— Start —
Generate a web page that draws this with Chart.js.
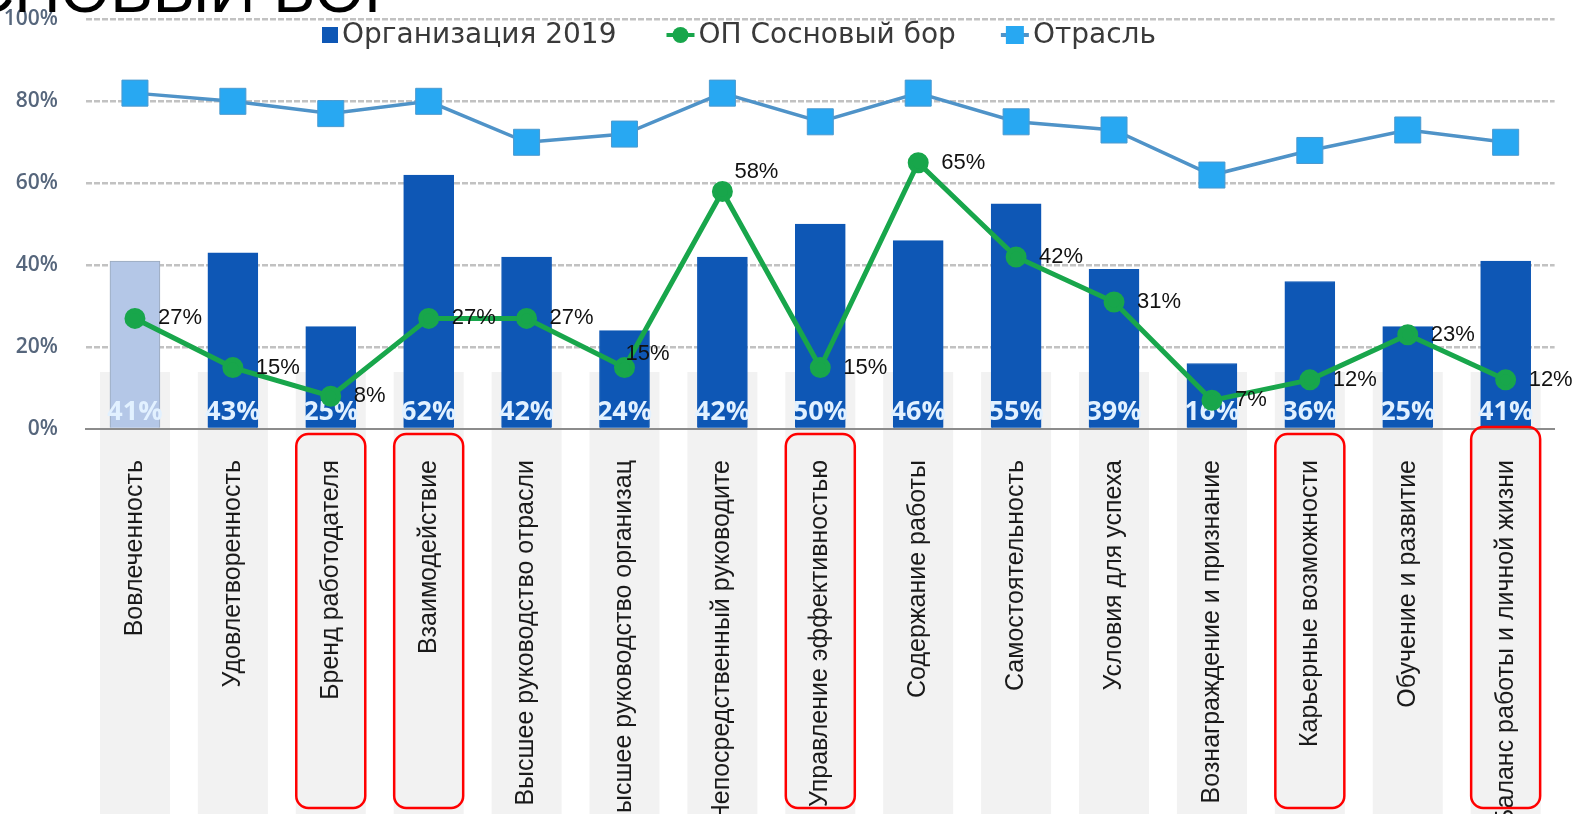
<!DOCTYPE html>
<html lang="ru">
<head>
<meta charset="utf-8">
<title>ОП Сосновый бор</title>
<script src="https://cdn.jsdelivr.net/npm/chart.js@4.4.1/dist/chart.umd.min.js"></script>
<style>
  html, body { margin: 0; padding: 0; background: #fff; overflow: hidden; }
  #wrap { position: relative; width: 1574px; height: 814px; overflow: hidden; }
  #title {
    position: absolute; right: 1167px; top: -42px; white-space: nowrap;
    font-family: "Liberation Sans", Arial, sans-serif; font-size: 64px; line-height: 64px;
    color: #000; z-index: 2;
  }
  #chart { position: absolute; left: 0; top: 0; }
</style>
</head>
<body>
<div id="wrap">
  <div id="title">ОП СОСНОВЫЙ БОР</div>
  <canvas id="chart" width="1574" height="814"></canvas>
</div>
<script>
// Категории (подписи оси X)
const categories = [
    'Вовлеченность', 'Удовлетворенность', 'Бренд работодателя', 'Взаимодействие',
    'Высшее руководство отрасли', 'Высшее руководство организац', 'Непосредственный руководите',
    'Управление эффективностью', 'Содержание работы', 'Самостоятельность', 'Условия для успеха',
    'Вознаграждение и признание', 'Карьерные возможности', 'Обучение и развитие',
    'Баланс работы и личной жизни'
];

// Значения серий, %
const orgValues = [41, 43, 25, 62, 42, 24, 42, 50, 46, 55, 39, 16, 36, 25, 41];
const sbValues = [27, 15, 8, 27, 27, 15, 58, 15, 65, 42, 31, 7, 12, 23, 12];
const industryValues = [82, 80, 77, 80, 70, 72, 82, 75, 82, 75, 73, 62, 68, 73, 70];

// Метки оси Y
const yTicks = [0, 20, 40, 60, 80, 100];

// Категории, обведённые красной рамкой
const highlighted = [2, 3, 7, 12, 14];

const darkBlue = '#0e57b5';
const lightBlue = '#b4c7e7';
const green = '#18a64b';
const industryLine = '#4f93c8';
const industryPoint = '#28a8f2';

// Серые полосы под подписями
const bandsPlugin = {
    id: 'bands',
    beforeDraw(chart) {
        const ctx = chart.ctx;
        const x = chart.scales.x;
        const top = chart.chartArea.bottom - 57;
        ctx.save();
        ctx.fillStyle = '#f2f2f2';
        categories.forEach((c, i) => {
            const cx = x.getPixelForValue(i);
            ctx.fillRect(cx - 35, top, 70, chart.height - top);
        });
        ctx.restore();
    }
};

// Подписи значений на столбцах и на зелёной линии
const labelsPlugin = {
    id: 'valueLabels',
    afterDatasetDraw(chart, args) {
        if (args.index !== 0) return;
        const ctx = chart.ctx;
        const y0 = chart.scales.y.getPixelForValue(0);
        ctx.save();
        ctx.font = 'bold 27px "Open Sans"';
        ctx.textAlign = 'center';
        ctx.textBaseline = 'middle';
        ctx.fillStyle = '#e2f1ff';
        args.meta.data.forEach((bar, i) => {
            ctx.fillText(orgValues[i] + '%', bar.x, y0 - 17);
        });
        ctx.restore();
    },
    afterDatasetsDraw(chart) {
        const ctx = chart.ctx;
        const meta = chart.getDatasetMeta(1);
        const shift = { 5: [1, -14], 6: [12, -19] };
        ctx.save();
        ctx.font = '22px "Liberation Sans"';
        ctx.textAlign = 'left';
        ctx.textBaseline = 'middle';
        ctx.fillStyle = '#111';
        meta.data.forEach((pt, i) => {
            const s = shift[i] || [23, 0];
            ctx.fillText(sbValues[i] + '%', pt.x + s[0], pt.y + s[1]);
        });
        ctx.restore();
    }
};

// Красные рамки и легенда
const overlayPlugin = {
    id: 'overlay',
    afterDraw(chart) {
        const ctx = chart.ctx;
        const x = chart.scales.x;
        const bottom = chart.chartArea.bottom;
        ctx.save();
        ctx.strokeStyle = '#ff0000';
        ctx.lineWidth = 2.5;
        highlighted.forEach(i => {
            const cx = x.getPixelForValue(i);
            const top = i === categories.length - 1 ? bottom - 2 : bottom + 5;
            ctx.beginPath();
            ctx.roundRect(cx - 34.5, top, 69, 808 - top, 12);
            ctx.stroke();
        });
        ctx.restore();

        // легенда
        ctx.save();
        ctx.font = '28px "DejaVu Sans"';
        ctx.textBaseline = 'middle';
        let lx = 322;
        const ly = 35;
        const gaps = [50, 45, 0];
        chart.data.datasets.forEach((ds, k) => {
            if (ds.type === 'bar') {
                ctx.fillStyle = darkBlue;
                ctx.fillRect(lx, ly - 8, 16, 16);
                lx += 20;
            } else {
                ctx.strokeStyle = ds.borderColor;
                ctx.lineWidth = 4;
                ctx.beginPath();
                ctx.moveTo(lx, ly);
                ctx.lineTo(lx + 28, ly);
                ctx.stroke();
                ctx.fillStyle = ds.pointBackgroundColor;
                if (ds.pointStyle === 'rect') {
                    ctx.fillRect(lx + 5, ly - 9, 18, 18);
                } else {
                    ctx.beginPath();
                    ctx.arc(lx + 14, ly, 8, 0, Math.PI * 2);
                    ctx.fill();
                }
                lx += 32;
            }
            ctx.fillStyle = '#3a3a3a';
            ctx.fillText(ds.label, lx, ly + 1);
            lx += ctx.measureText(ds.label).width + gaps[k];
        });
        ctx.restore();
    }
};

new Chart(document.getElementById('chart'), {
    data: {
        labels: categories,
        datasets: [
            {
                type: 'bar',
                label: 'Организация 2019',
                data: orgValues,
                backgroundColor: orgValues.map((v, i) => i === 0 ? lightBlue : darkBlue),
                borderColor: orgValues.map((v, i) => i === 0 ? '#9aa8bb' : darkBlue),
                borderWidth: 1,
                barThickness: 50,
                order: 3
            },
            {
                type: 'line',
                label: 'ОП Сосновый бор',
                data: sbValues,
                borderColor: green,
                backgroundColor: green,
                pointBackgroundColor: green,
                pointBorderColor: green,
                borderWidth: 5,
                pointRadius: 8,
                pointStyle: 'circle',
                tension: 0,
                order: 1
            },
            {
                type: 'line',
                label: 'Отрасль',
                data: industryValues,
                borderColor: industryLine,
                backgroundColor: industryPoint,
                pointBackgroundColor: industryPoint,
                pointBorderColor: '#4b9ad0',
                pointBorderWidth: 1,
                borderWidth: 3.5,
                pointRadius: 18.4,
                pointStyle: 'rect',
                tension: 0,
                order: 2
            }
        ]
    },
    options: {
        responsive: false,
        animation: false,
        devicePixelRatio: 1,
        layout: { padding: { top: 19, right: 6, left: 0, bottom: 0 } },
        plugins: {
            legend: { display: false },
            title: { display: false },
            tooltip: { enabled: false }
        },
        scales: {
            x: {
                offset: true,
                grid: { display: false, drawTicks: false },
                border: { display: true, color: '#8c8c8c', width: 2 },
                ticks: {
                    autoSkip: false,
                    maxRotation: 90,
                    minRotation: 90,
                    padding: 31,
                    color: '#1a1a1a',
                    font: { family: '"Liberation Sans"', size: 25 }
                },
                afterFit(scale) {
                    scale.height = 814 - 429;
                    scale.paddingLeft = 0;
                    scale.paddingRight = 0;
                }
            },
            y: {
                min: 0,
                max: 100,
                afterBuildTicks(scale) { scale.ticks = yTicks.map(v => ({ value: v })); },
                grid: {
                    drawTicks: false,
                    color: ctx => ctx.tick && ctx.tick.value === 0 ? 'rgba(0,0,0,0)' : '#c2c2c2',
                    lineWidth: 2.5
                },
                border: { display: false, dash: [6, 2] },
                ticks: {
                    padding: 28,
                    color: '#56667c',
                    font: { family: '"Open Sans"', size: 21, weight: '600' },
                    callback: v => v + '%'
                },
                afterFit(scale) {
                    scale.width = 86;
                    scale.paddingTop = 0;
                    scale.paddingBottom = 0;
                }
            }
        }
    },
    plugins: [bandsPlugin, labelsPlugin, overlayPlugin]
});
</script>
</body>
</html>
— End —
▸ What this task involves
Exactly restate the lines from the beginning of the data through the line with "const industryPoint = '#28a8f2';", and no others, keeping pictures out.

▸ Written answer
Generate a web page that draws this with Chart.js.
<!DOCTYPE html>
<html lang="ru">
<head>
<meta charset="utf-8">
<title>ОП Сосновый бор</title>
<script src="https://cdn.jsdelivr.net/npm/chart.js@4.4.1/dist/chart.umd.min.js"></script>
<style>
  html, body { margin: 0; padding: 0; background: #fff; overflow: hidden; }
  #wrap { position: relative; width: 1574px; height: 814px; overflow: hidden; }
  #title {
    position: absolute; right: 1167px; top: -42px; white-space: nowrap;
    font-family: "Liberation Sans", Arial, sans-serif; font-size: 64px; line-height: 64px;
    color: #000; z-index: 2;
  }
  #chart { position: absolute; left: 0; top: 0; }
</style>
</head>
<body>
<div id="wrap">
  <div id="title">ОП СОСНОВЫЙ БОР</div>
  <canvas id="chart" width="1574" height="814"></canvas>
</div>
<script>
// Категории (подписи оси X)
const categories = [
    'Вовлеченность', 'Удовлетворенность', 'Бренд работодателя', 'Взаимодействие',
    'Высшее руководство отрасли', 'Высшее руководство организац', 'Непосредственный руководите',
    'Управление эффективностью', 'Содержание работы', 'Самостоятельность', 'Условия для успеха',
    'Вознаграждение и признание', 'Карьерные возможности', 'Обучение и развитие',
    'Баланс работы и личной жизни'
];

// Значения серий, %
const orgValues = [41, 43, 25, 62, 42, 24, 42, 50, 46, 55, 39, 16, 36, 25, 41];
const sbValues = [27, 15, 8, 27, 27, 15, 58, 15, 65, 42, 31, 7, 12, 23, 12];
const industryValues = [82, 80, 77, 80, 70, 72, 82, 75, 82, 75, 73, 62, 68, 73, 70];

// Метки оси Y
const yTicks = [0, 20, 40, 60, 80, 100];

// Категории, обведённые красной рамкой
const highlighted = [2, 3, 7, 12, 14];

const darkBlue = '#0e57b5';
const lightBlue = '#b4c7e7';
const green = '#18a64b';
const industryLine = '#4f93c8';
const industryPoint = '#28a8f2';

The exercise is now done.